Sort through the data and copy the lines holding the word "this".
··· Working data ···
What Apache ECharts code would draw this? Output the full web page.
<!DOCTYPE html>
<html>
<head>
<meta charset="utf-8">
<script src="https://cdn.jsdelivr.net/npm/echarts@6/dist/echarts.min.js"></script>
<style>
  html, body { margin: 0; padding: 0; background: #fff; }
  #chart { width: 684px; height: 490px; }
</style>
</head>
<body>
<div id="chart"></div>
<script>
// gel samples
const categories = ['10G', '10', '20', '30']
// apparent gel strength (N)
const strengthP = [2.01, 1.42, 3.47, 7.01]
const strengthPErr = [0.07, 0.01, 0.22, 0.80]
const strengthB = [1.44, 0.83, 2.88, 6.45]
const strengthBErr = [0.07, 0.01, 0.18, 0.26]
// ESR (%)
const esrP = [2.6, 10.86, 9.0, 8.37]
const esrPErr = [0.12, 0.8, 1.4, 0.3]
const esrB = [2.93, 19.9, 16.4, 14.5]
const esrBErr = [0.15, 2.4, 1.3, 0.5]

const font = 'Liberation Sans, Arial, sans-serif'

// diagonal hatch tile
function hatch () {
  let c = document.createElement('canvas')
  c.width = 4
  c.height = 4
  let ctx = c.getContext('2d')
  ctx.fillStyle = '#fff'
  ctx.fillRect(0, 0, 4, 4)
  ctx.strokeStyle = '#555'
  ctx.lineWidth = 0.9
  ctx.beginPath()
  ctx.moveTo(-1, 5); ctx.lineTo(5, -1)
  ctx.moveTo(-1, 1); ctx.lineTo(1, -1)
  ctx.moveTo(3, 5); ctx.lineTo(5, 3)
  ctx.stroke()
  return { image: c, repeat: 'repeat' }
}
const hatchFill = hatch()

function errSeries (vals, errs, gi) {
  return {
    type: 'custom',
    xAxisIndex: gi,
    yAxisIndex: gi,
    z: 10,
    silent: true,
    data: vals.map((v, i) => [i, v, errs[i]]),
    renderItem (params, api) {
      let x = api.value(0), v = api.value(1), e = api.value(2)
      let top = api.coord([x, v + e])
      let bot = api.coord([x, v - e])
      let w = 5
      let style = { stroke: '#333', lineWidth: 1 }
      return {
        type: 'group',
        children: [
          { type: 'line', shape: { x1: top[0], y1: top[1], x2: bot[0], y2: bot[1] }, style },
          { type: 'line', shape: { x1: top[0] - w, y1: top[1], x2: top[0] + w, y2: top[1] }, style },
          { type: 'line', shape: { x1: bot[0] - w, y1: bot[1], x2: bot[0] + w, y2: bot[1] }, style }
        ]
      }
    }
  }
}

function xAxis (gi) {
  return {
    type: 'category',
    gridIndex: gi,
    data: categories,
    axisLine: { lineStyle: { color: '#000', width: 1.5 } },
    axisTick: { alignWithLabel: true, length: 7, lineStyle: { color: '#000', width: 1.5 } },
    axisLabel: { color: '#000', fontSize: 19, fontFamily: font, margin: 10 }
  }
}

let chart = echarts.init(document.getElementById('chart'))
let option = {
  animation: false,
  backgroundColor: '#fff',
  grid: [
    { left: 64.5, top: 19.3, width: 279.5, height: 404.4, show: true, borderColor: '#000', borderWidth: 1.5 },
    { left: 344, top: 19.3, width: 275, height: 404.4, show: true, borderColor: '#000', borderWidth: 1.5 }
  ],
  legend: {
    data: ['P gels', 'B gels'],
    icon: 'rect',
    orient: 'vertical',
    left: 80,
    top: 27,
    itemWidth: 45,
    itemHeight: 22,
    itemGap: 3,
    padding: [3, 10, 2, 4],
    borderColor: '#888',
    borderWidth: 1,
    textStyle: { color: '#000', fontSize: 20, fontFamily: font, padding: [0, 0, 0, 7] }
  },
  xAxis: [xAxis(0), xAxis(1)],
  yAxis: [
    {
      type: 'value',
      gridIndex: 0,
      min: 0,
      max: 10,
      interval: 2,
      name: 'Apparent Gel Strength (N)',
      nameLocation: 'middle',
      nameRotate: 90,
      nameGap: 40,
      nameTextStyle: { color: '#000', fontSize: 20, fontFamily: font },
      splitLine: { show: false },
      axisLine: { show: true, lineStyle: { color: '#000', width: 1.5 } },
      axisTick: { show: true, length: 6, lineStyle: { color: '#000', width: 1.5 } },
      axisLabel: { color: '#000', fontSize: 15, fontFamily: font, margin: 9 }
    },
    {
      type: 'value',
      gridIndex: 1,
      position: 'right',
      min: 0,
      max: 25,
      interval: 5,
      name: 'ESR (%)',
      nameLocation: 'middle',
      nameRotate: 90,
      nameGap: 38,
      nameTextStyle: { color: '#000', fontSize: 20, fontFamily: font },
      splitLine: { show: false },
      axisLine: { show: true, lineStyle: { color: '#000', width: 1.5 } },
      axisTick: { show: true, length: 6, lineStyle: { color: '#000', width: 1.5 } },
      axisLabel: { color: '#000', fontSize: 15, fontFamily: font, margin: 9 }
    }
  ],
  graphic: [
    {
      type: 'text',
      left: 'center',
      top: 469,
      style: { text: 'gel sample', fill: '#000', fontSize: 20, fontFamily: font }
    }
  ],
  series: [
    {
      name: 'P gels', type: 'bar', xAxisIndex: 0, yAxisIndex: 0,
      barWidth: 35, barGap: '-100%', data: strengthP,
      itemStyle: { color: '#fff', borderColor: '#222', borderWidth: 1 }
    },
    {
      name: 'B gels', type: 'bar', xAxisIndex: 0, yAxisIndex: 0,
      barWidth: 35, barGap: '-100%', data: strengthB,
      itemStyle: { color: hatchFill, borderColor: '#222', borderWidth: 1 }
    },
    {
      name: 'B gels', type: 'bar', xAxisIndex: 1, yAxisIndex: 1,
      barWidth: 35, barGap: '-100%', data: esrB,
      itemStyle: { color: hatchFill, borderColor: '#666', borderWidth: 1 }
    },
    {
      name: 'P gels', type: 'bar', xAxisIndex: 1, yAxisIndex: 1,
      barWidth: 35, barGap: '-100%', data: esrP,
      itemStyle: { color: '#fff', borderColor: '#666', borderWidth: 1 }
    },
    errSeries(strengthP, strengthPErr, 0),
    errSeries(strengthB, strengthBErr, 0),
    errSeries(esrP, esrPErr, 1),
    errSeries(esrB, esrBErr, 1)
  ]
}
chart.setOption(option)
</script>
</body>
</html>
···
··· Working data ···
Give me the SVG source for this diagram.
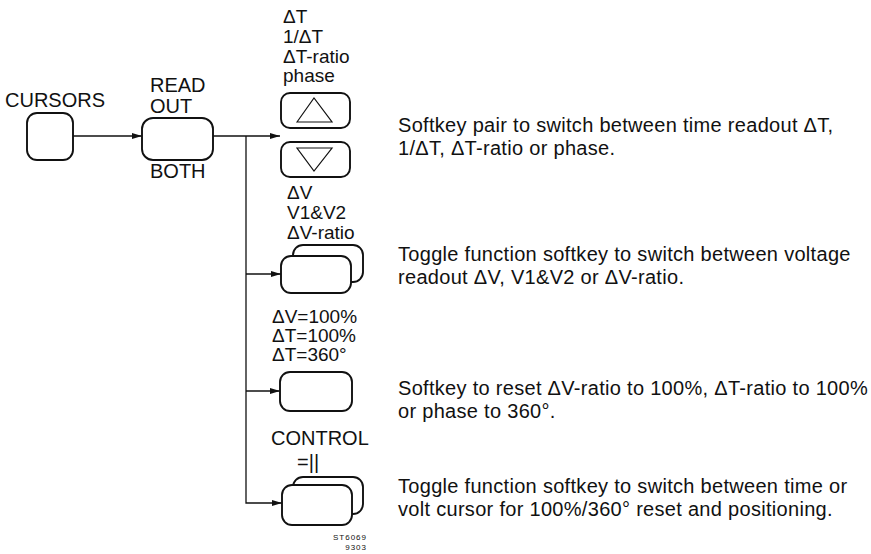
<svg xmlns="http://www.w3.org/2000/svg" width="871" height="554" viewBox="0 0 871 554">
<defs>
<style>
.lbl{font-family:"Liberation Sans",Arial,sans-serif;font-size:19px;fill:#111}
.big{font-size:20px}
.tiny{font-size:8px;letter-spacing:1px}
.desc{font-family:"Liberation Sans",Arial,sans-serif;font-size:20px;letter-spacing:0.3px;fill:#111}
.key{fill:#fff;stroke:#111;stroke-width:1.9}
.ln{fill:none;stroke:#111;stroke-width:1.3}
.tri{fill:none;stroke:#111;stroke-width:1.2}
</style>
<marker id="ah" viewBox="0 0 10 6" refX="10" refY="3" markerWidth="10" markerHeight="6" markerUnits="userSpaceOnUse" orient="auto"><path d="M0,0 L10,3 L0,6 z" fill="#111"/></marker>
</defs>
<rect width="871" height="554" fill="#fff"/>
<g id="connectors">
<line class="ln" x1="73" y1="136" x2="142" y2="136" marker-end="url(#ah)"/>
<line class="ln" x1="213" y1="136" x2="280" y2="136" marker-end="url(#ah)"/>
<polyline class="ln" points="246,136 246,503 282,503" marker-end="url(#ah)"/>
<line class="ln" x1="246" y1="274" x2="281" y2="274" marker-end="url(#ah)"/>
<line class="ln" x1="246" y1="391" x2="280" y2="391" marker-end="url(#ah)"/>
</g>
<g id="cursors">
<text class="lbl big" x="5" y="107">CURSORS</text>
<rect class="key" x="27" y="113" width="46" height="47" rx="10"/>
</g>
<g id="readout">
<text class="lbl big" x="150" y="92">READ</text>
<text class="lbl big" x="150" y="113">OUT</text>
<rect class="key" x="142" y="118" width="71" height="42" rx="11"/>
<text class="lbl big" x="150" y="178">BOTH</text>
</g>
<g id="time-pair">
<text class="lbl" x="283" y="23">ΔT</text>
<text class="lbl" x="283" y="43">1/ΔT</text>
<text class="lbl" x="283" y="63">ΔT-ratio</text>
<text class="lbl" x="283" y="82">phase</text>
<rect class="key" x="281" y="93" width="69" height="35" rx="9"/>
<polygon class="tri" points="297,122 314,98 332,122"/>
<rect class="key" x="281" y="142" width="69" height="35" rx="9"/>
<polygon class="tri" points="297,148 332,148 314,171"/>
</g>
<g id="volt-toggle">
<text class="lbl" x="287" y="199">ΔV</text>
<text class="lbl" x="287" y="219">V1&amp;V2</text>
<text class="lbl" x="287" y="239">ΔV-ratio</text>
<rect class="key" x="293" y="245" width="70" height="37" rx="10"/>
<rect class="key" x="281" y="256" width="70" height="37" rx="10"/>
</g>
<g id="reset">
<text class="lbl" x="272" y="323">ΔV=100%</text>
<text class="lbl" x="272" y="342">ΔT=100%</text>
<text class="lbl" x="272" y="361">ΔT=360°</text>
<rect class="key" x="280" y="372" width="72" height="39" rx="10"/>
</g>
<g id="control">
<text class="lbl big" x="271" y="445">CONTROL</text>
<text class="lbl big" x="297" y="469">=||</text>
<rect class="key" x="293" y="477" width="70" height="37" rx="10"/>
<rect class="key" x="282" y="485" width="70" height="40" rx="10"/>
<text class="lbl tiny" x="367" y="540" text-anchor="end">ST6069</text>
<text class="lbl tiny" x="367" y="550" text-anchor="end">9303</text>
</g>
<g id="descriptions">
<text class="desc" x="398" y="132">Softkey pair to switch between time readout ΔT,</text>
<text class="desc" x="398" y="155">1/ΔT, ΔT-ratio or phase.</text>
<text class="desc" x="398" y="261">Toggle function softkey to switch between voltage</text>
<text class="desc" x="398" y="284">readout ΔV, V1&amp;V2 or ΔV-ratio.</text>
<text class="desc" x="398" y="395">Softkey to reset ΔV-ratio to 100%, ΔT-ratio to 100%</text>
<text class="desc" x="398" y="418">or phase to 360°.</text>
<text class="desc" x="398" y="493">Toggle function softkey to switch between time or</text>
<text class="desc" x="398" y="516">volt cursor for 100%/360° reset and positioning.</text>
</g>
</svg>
···
··· Working data ···
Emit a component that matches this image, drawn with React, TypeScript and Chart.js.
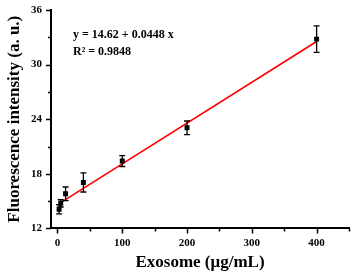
···
→ Answer to the problem
What Apache ECharts code would draw this? Output the full web page.
Give me the SVG source for this diagram.
Emit a component that matches this image, drawn with React, TypeScript and Chart.js.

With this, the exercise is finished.